The endocrine system and energy metabolism

Metabolism encompasses all the chemical reactions which enable the body to sustain life. Energy metabolism is one of these processes and is vital for life.

The body is able to use fat, protein and carbohydrate to provide energy.

The pancreas plays an important part in energy metabolism by secreting the hormones insulin and glucagon which respectively make glucose and fatty acids available for cells to use for energy.

The endocrine system and diabetes

Diabetes affects how the body regulates blood glucose levels.
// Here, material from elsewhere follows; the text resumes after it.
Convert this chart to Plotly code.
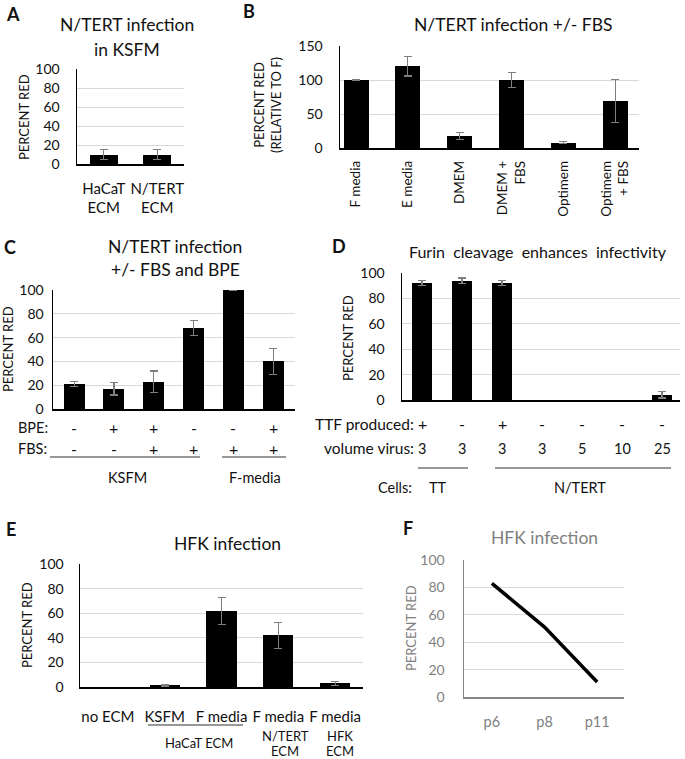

Insulin helps to reduce levels of blood glucose whereas glucagon's role is to increase blood glucose levels.

In people without diabetes, insulin and glucagon work together to keep blood glucose levels balanced.
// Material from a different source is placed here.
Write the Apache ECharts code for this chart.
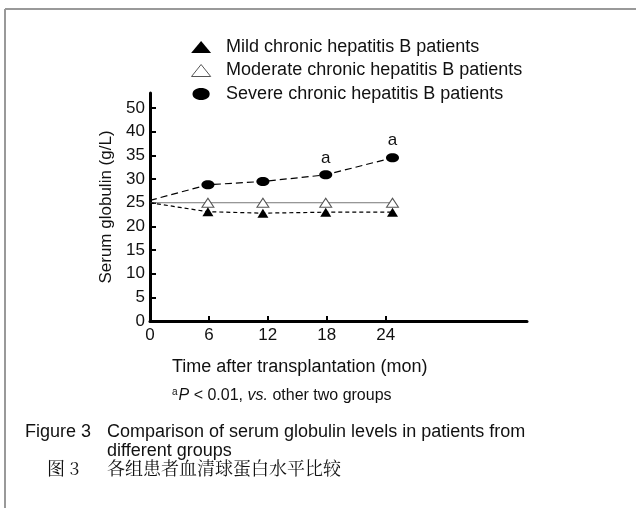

In diabetes, the body either doesn't produce enough insulin or doesn't respond properly to insulin causing an imbalance between the effects of insulin and glucagon.

In type 1 diabetes, the body isn't able to produce enough insulin and so blood glucose becomes too high unless insulin is injected.

In type 2 diabetes, the body is unable to respond effectively to insulin, which can also result in higher than normal blood glucose levels. Medications for type 2 diabetes include those which help to increase insulin sensitivity, those which stimulate the pancreas to release more insulin and other medications which inhibit the release of glucagon.

The pancreas

The pancreas contains a collection of cells called the Islets of Langerhans which releases both insulin and glucagon.

The liver

The liver plays an important part in the regulation of blood glucose levels. The liver responds to the presence of insulin by taking up glucose from the blood.

Conversely, the liver release glucose in response to glucagon.

The kidneys

Sitting on top of the kidneys are the adrenal glands which release epinephrine, also known as adrenaline. Epinephrine is a hormone which triggers a number of body responses to enable the body to respond to stressful situation with 'fight or flight'.

Epinephrine raises blood pressure, triggers the release of glucagon to raise blood sugar levels and contracts the skeletal muscles to be ready for movement.